Fanny quer que Mélissa se junte à sua irmandade. Para tal, deve conseguir aprovação unânime do pequeno grupo, que não demora a se interessar pela haitiana, órfã do terremoto de 2010. A garota só tem uma parente na França: a tia Katy (Katiana Milfort), sacerdotisa de vodu.
Essa narrativa é revelada pouco a pouco na primeira metade da trama. Nas sequências na França e no Haiti, ex-colônia francesa, Bonello vai explorando as diferenças entre os dois países. Na sala de aula, um professor francês explica os pecados do imperialismo e a diferença entre liberdade e liberalismo. Em solo haitiano, escravos zumbis passam fome e não podem parar de trabalhar, a despeito das condições mais do que precárias impostas a eles.
CONEXÃO
Fanny é fascinada por vodu, mas por razões totalmente egoístas. Mélissa, mesmo distante de sua terra natal, não perde a conexão com os antepassados, mesmo depois de interagir com o mundo pequeno-burguês das colegas.

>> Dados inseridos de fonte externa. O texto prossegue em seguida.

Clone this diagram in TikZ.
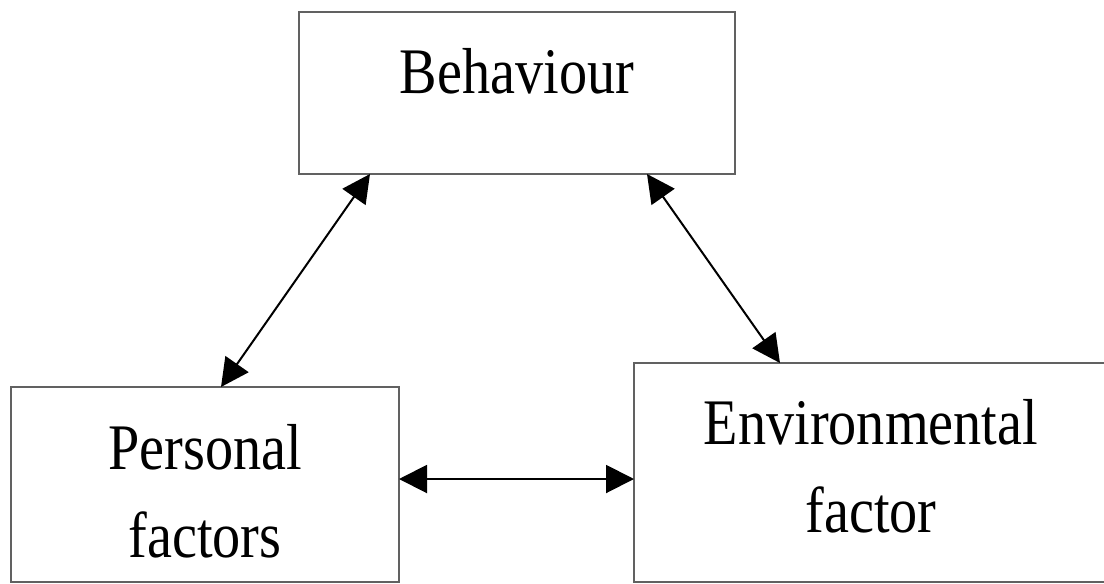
\documentclass[tikz,border=0pt]{standalone}
\usepackage{fontspec}
\usepackage{graphicx}
\setmainfont{Liberation Serif}
\usetikzlibrary{arrows.meta}
\begin{document}
\begin{tikzpicture}[x=0.5pt,y=-0.5pt,
  box/.style={draw=black!62,line width=0.8pt,fill=none,inner sep=0pt,outer sep=0pt,rectangle},
  lbl/.style={anchor=base,inner sep=0pt,font=\fontsize{32.5}{44}\selectfont},
  link/.style={line width=1pt,draw=black,{Triangle[length=14pt,width=14pt]}-{Triangle[length=14pt,width=14pt]},shorten <=0pt,shorten >=0pt}]
\useasboundingbox (0,0) rectangle (1104,584);
\fill[white] (0,0) rectangle (1104,584);
\node[box,minimum width=218pt,minimum height=81pt] (beh) at (517,93) {};
\node[box,minimum width=194pt,minimum height=97.5pt] (per) at (205,484.5) {};
\node[box,minimum width=237pt,minimum height=109.5pt] (env) at (871,472.5) {};
\node[lbl] (behT) at (517,93) {\scalebox{0.865}[1]{Behaviour}};
\node[lbl] (perT1) at (205,469) {\scalebox{0.865}[1]{Personal}};
\node[lbl] (perT2) at (205,557) {\scalebox{0.865}[1]{factors}};
\node[lbl] (envT1) at (871,444) {\scalebox{0.865}[1]{Environmental}};
\node[lbl] (envT2) at (871,532) {\scalebox{0.865}[1]{factor}};
\draw[link] ([xshift=35.5pt]beh.south west) -- ([xshift=105pt]per.north west);
\draw[link] ([xshift=174pt]beh.south west) -- ([xshift=73pt]env.north west);
\draw[link] ([yshift=2.75pt]per.east) -- ([yshift=-3.25pt]env.west);
\end{tikzpicture}
\end{document}
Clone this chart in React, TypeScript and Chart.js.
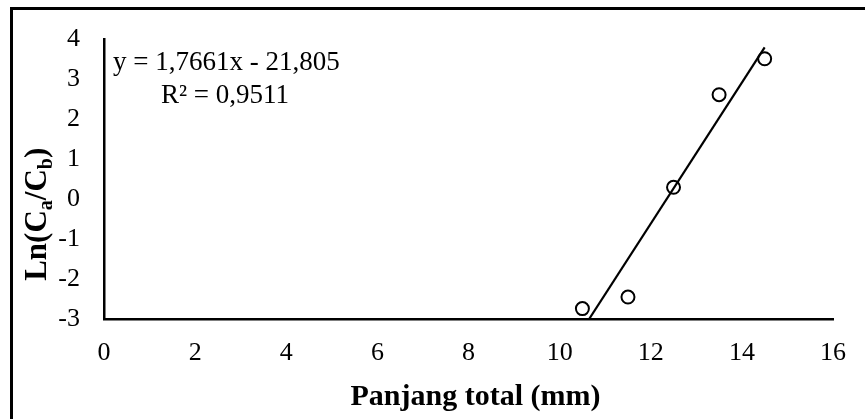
import React, { useEffect, useRef } from "react";
import { Chart, registerables } from "chart.js";
Chart.register(...registerables);

// Data
const panjangTotal = [10.5, 11.5, 12.5, 13.5, 14.5];
const lnRatio = [-2.74, -2.45, 0.3, 2.62, 3.52];
// Linear trendline (Excel) coefficients
const slope = 1.7661;
const intercept = -21.805;
const equationText = "y = 1,7661x - 21,805";
const r2Text = "R² = 0,9511";
const xTitle = "Panjang total (mm)";
const xMin = 0, xMax = 16, xStep = 2;
const yMin = -3, yMax = 4, yStep = 1;

const SERIF = "'Liberation Serif', 'Times New Roman', serif";

const decorPlugin = {
  id: "decor",
  afterDraw(chart: any) {
    const ctx = chart.ctx as CanvasRenderingContext2D;
    const area = chart.chartArea;
    ctx.save();
    // outer frame (only top and left visible)
    ctx.strokeStyle = "#000";
    ctx.lineWidth = 3;
    ctx.beginPath();
    ctx.moveTo(10, 8.5);
    ctx.lineTo(865, 8.5);
    ctx.moveTo(11.5, 7);
    ctx.lineTo(11.5, 419);
    ctx.stroke();

    ctx.fillStyle = "#000";
    // equation
    ctx.font = `27px ${SERIF}`;
    ctx.textAlign = "left";
    ctx.textBaseline = "alphabetic";
    ctx.fillText(equationText, 113, 70);
    ctx.fillText(r2Text, 161, 103);

    // x title
    ctx.font = `bold 30px ${SERIF}`;
    ctx.textAlign = "center";
    ctx.textBaseline = "middle";
    ctx.fillText(xTitle, (area.left + area.right) / 2 + 7, 397);

    // y title with subscripts
    const big = `bold 31px ${SERIF}`;
    const small = `bold 20px ${SERIF}`;
    const parts: [string, boolean][] = [
      ["Ln(C", false],
      ["a", true],
      ["/C", false],
      ["b", true],
      [")", false],
    ];
    let total = 0;
    for (const [t, sub] of parts) {
      ctx.font = sub ? small : big;
      total += ctx.measureText(t).width;
    }
    ctx.translate(36, (area.top + area.bottom) / 2 + 35);
    ctx.rotate(-Math.PI / 2);
    ctx.textAlign = "left";
    ctx.textBaseline = "alphabetic";
    let x = -total / 2;
    for (const [t, sub] of parts) {
      ctx.font = sub ? small : big;
      ctx.fillText(t, x, sub ? 16 : 10);
      x += ctx.measureText(t).width;
    }
    ctx.restore();
  },
};

export default function App() {
  const ref = useRef<HTMLCanvasElement>(null);
  useEffect(() => {
    if (!ref.current) return;
    const points = panjangTotal.map((x, i) => ({ x, y: lnRatio[i] }));
    const xStart = (yMin - intercept) / slope;
    const xEnd = Math.max(...panjangTotal);
    const trend = [
      { x: xStart, y: slope * xStart + intercept },
      { x: xEnd, y: slope * xEnd + intercept },
    ];
    const tickFont = { family: SERIF, size: 26 };
    const chart = new Chart(ref.current, {
      type: "scatter",
      data: {
        datasets: [
          {
            data: points,
            pointStyle: "circle",
            pointRadius: 6.5,
            pointBorderWidth: 2,
            borderColor: "#000",
            backgroundColor: "rgba(0,0,0,0)",
            pointBackgroundColor: "rgba(0,0,0,0)",
            pointBorderColor: "#000",
          },
          {
            type: "line",
            data: trend,
            borderColor: "#000",
            borderWidth: 2.2,
            pointRadius: 0,
            showLine: true,
            fill: false,
          } as any,
        ],
      },
      options: {
        responsive: false,
        animation: false,
        devicePixelRatio: 1,
        layout: { padding: { top: 30, right: 27, left: 0, bottom: 0 } },
        plugins: { legend: { display: false }, tooltip: { enabled: false }, title: { display: false } },
        scales: {
          x: {
            type: "linear",
            min: xMin,
            max: xMax,
            grid: { display: false, drawTicks: false },
            border: { display: true, color: "#000", width: 2.5 },
            ticks: { stepSize: xStep, color: "#000", font: tickFont, padding: 19 },
            afterFit: (s: any) => { s.height = 100; },
          },
          y: {
            type: "linear",
            min: yMin,
            max: yMax,
            grid: { display: false, drawTicks: false },
            border: { display: true, color: "#000", width: 2.5 },
            ticks: { stepSize: yStep, color: "#000", font: tickFont, padding: 24 },
            afterFit: (s: any) => { s.width = 104; },
          },
        },
      },
      plugins: [decorPlugin],
    });
    return () => chart.destroy();
  }, []);
  return (
    <div style={{ position: "fixed", left: 0, top: 0, width: 865, height: 419, background: "#fff" }}>
      <canvas ref={ref} width={865} height={419} style={{ width: 865, height: 419 }} />
    </div>
  );
}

Na segunda metade do filme, a trama ganha corpo e a morosidade da parte inicial dá lugar a uma sucessão de acontecimentos intensos e fora do comum.
Buscando sair do óbvio, Bonello trata de várias questões em seu novo longa. Escravidão, subserviência, liberdade, hipocrisia, religião, identidade. A costura final do filme traz até um toque otimista. Estranho do início ao fim, Zombi child tem lá seus encantos. E é o filme de zumbis mais real que você vai encontrar.